**Task prompt:** Include in the output only the lines from the opening of the records through the line containing "import plotly.graph_objects as go", each printed exactly; pictures are omitted.

**Provided data:**
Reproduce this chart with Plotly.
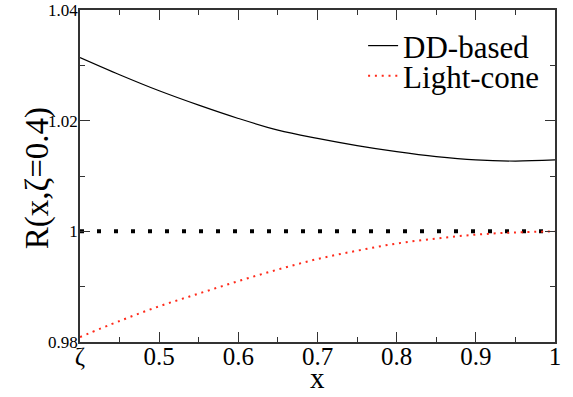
import plotly.graph_objects as go

# ---- data ----
x_vals = [0.40, 0.45, 0.50, 0.55, 0.60, 0.65, 0.70, 0.75, 0.80, 0.85, 0.90, 0.95, 1.00]
dd_based = [1.0314, 1.0283, 1.0254, 1.0228, 1.0204, 1.0183, 1.0168, 1.0155,
            1.0144, 1.0135, 1.0129, 1.0127, 1.0129]
light_cone = [0.9809, 0.9838, 0.98645, 0.98875, 0.9910, 0.9931, 0.9950, 0.9965,
              0.9978, 0.9987, 0.9994, 0.9998, 1.0000]
unity_x = [0.40, 1.00]
unity_y = [1.0, 1.0]

x_tickvals = [0.4, 0.5, 0.6, 0.7, 0.8, 0.9, 1.0]
x_ticktext = ["ζ", "0.5", "0.6", "0.7", "0.8", "0.9", "1"]
x_minor = [0.45, 0.55, 0.65, 0.75, 0.85, 0.95]
y_tickvals = [0.98, 1.00, 1.02, 1.04]
y_ticktext = ["0.98", "1", "1.02", "1.04"]
y_minor = [0.99, 1.01, 1.03]

FONT = "Liberation Serif, Times New Roman, serif"
AX = "#333333"

fig = go.Figure()
fig.add_trace(go.Scatter(x=unity_x, y=unity_y, mode="lines", showlegend=False,
                         line=dict(color="black", width=4, dash="4px,13px"),
                         hoverinfo="skip"))
fig.add_trace(go.Scatter(x=x_vals, y=dd_based, mode="lines", name="DD-based",
                         legend="legend",
                         line=dict(color="black", width=1.2, shape="spline")))
fig.add_trace(go.Scatter(x=x_vals, y=light_cone, mode="lines", name="Light-cone",
                         legend="legend2",
                         line=dict(color="#ff2a1a", width=2, dash="2px,4.8px",
                                   shape="spline")))

axis_common = dict(showline=True, linecolor=AX, linewidth=1.5, mirror="ticks",
                   ticks="inside", ticklen=10, tickwidth=1.2, tickcolor=AX,
                   showgrid=False, zeroline=False, automargin=False)

fig.update_xaxes(range=[0.4, 1.0], tickmode="array", tickvals=x_tickvals,
                 ticktext=x_ticktext, tickfont=dict(family=FONT, size=25, color="black"),
                 ticklabelstandoff=-9,
                 minor=dict(tickmode="array", tickvals=x_minor, ticks="inside",
                            ticklen=5, tickwidth=1.2, tickcolor=AX, showgrid=False),
                 **axis_common)
fig.update_yaxes(range=[0.98, 1.04], tickmode="array", tickvals=y_tickvals,
                 ticktext=y_ticktext, tickfont=dict(family=FONT, size=17, color="black"),
                 ticklabelstandoff=-3,
                 minor=dict(tickmode="array", tickvals=y_minor, ticks="inside",
                            ticklen=5, tickwidth=1.2, tickcolor=AX, showgrid=False),
                 **axis_common)

fig.add_annotation(text="R(x,ζ=0.4)", xref="paper", yref="paper",
                   x=-0.0905, y=0.4935, xanchor="center", yanchor="middle",
                   textangle=-90, showarrow=False,
                   font=dict(family=FONT, size=33, color="black"))
fig.add_annotation(text="x", xref="paper", yref="paper",
                   x=0.5, y=-0.108, xanchor="center", yanchor="middle",
                   showarrow=False, font=dict(family=FONT, size=29, color="black"))

legend_common = dict(xanchor="left", yanchor="top", bgcolor="rgba(0,0,0,0)",
                     borderwidth=0, font=dict(family=FONT, size=31, color="black"))

fig.update_layout(
    width=573, height=397,
    margin=dict(l=80, r=18, t=10, b=55),
    paper_bgcolor="white", plot_bgcolor="white",
    font=dict(family=FONT, color="black"),
    legend=dict(x=0.596, y=0.973, **legend_common),
    legend2=dict(x=0.596, y=0.8825, **legend_common),
)

fig.write_html("out.html", config={"displayModeBar": False},
               post_script="document.body.style.margin='0';")
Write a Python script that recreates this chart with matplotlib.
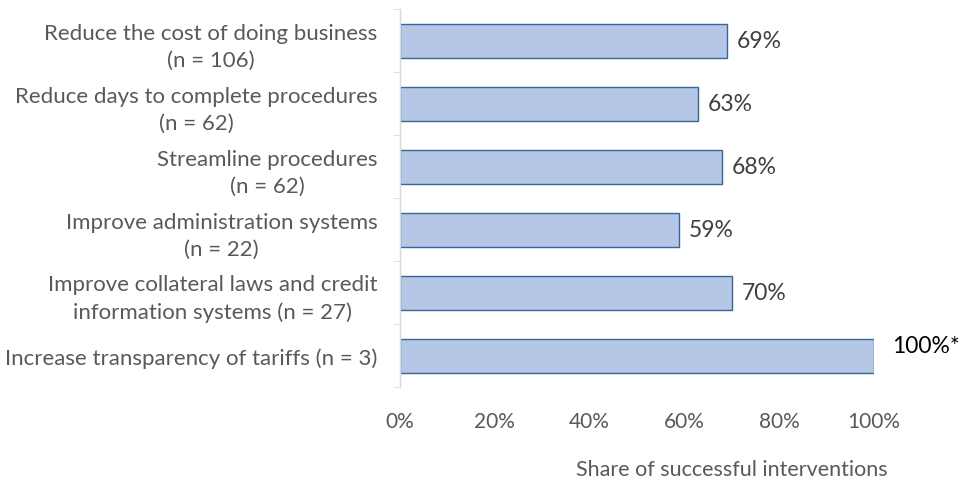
import matplotlib
matplotlib.use("Agg")
import matplotlib.pyplot as plt
import numpy as np

plt.rcParams["font.family"] = ["Lato", "DejaVu Sans"]

categories = [
    "Reduce the cost of doing business\n(n = 106)",
    "Reduce days to complete procedures\n(n = 62)",
    "Streamline procedures\n(n = 62)",
    "Improve administration systems\n(n = 22)",
    "Improve collateral laws and credit\ninformation systems (n = 27)",
    "Increase transparency of tariffs (n = 3)",
]
shares = [0.69, 0.63, 0.68, 0.59, 0.70, 1.00]
value_labels = ["69%", "63%", "68%", "59%", "70%", "100%*"]
xticks = [0, 0.2, 0.4, 0.6, 0.8, 1.0]
xtick_labels = ["0%", "20%", "40%", "60%", "80%", "100%"]

fig = plt.figure(figsize=(9.73, 4.85), dpi=100)
ax = fig.add_axes([0.411, 0.2, 0.487, 0.779])

y = np.arange(len(categories))
ax.barh(y, shares, height=0.54, color="#b4c7e7", edgecolor="#3a6696", linewidth=1.0)
ax.set_ylim(len(categories) - 0.5, -0.5)
ax.set_xlim(0, 1)

for yi, v, lab in zip(y, shares, value_labels):
    if lab.endswith("*"):
        ax.annotate(lab, (v, yi), xytext=(13, 7), textcoords="offset points",
                    va="center", ha="left", fontsize=16.5, color="#000000")
    else:
        ax.annotate(lab, (v, yi), xytext=(7, 0), textcoords="offset points",
                    va="center", ha="left", fontsize=16.5, color="#404040")

ax.set_yticks(y)
ax.set_yticklabels(categories, fontsize=16, color="#595959", multialignment="center",
                   linespacing=1.45)
ax.set_yticks(np.arange(len(categories) + 1) - 0.5, minor=True)
ax.tick_params(axis="y", which="major", length=0, pad=16)
ax.tick_params(axis="y", which="minor", length=5, color="#d9d9d9", direction="out")

ax.set_xticks(xticks)
ax.set_xticklabels(xtick_labels, fontsize=15, color="#595959")
ax.tick_params(axis="x", length=0, pad=17)

ax.set_xlabel("Share of successful interventions", fontsize=15.5, color="#595959")
ax.xaxis.set_label_coords(0.70, -0.19)

for s in ["top", "right", "bottom"]:
    ax.spines[s].set_visible(False)
ax.spines["left"].set_color("#d9d9d9")
ax.spines["left"].set_linewidth(1.0)

fig.savefig("out.png", dpi=100, facecolor="white")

**Reply to the exercise:**
Reproduce this chart with Plotly.
import plotly.graph_objects as go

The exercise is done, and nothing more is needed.